Instructions to follow: Identify each line containing the word "with" and copy it.

Information provided:
■ ■ ■ ■ ■ ■ ■

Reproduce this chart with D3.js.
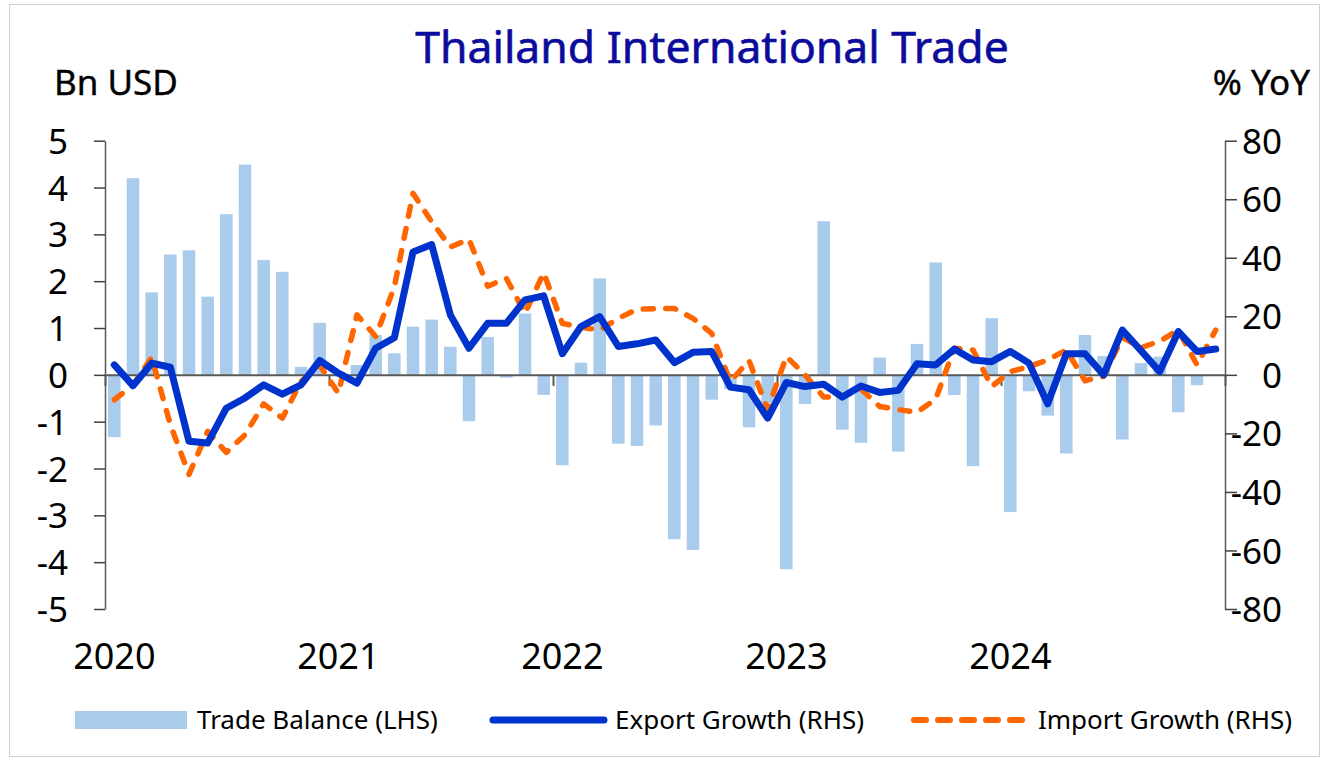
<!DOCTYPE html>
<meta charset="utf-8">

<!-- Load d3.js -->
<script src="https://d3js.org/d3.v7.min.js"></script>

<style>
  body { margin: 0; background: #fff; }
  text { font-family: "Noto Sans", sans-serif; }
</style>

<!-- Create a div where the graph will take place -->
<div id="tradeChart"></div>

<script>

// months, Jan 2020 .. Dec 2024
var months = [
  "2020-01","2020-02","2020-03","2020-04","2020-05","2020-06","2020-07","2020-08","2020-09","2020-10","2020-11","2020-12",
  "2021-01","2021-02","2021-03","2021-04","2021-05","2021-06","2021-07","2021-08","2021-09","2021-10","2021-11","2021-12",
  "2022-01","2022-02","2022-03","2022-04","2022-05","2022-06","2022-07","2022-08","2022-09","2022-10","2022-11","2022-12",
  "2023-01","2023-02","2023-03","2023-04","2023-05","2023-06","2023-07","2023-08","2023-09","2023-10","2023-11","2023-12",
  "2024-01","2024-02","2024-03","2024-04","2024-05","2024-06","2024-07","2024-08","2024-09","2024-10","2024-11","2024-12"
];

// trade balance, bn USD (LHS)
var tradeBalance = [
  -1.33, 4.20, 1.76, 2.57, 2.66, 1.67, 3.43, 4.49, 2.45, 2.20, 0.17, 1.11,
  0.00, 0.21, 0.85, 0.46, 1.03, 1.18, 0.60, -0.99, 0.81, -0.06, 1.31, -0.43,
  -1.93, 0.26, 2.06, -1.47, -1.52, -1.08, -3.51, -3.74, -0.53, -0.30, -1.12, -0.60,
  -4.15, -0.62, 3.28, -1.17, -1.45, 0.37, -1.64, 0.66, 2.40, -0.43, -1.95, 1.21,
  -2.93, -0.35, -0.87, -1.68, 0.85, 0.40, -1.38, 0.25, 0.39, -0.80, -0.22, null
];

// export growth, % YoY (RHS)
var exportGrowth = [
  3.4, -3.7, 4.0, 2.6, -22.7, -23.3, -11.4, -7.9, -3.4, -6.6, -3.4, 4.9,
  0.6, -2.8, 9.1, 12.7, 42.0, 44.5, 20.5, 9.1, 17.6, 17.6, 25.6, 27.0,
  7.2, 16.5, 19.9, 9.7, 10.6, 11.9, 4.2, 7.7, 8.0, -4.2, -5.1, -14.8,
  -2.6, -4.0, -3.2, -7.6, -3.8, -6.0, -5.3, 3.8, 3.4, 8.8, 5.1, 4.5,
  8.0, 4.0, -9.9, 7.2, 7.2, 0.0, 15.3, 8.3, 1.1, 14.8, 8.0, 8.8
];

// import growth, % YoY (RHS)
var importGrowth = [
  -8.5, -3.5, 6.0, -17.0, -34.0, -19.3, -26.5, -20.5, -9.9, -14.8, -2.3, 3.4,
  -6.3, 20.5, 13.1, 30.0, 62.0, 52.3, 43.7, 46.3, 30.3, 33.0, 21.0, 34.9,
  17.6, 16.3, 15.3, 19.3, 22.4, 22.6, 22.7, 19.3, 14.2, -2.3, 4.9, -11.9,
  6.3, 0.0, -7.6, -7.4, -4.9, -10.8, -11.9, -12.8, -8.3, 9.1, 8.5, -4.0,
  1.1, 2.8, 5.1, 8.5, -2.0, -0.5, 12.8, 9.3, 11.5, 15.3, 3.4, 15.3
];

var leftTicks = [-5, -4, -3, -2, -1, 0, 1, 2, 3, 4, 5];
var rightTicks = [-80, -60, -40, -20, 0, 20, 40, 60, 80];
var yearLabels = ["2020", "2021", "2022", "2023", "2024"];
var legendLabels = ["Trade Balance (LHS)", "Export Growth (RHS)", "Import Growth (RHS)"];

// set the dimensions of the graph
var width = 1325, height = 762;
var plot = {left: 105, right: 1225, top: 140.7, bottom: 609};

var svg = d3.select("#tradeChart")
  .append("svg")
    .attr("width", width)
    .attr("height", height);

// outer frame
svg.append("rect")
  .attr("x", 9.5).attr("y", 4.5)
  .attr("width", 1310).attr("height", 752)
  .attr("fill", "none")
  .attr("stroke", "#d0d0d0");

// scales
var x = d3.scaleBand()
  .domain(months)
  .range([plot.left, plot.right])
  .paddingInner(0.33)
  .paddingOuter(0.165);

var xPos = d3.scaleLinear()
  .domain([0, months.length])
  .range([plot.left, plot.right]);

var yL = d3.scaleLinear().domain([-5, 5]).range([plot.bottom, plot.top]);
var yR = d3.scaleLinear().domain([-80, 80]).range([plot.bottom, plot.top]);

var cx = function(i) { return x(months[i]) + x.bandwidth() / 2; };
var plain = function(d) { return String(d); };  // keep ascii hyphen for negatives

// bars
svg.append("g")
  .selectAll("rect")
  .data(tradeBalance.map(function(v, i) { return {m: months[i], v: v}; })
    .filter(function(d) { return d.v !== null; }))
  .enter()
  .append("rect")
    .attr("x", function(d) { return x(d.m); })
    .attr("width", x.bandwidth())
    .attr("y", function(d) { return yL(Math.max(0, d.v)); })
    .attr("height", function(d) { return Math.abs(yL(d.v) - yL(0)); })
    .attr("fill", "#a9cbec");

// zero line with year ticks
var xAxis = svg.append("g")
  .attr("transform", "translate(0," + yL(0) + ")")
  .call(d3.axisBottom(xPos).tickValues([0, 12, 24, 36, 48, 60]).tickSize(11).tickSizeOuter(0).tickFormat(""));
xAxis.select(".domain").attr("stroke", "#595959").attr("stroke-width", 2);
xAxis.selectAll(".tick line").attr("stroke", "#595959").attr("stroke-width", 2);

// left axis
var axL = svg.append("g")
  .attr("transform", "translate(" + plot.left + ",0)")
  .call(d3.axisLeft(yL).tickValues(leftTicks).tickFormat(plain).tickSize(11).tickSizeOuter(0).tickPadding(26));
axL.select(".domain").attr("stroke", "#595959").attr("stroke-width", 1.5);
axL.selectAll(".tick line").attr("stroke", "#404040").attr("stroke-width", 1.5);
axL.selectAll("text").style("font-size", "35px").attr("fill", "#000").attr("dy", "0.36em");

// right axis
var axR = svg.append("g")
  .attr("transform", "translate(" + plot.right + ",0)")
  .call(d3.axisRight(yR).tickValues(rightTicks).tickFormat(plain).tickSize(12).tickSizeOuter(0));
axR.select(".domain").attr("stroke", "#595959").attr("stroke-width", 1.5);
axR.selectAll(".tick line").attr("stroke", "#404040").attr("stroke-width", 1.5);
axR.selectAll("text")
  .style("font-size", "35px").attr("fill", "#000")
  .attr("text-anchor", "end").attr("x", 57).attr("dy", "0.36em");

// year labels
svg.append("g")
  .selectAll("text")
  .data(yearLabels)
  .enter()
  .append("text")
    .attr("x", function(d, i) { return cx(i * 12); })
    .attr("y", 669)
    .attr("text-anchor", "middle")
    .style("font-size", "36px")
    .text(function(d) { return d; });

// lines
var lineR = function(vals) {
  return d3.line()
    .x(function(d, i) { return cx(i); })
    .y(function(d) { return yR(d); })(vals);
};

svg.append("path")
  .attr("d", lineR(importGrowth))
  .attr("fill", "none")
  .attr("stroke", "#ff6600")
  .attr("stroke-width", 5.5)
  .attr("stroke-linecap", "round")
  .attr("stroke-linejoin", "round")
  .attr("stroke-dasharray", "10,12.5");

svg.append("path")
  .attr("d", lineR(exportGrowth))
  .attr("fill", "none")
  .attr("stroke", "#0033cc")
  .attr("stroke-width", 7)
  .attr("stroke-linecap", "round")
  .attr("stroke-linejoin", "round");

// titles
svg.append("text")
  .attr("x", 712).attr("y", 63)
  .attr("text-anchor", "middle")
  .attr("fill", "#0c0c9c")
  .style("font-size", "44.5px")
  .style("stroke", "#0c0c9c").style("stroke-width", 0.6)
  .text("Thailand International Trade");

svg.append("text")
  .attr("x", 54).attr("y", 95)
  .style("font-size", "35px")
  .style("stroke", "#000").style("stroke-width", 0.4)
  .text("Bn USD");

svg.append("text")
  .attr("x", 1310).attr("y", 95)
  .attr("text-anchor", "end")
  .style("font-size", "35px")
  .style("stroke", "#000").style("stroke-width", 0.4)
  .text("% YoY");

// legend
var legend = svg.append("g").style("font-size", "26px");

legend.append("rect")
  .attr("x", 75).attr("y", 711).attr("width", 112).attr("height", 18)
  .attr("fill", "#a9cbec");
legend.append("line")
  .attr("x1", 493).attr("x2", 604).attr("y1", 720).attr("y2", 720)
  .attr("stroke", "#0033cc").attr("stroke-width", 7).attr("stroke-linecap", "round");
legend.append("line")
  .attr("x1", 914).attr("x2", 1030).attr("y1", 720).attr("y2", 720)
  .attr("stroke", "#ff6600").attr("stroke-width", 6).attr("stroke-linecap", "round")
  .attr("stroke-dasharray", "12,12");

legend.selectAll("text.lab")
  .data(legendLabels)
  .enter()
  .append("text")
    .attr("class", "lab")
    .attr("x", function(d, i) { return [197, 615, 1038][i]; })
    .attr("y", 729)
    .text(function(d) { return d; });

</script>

■ ■ ■ ■ ■ ■ ■

Exercise answer:
Reproduce this chart with D3.js.
// zero line with year ticks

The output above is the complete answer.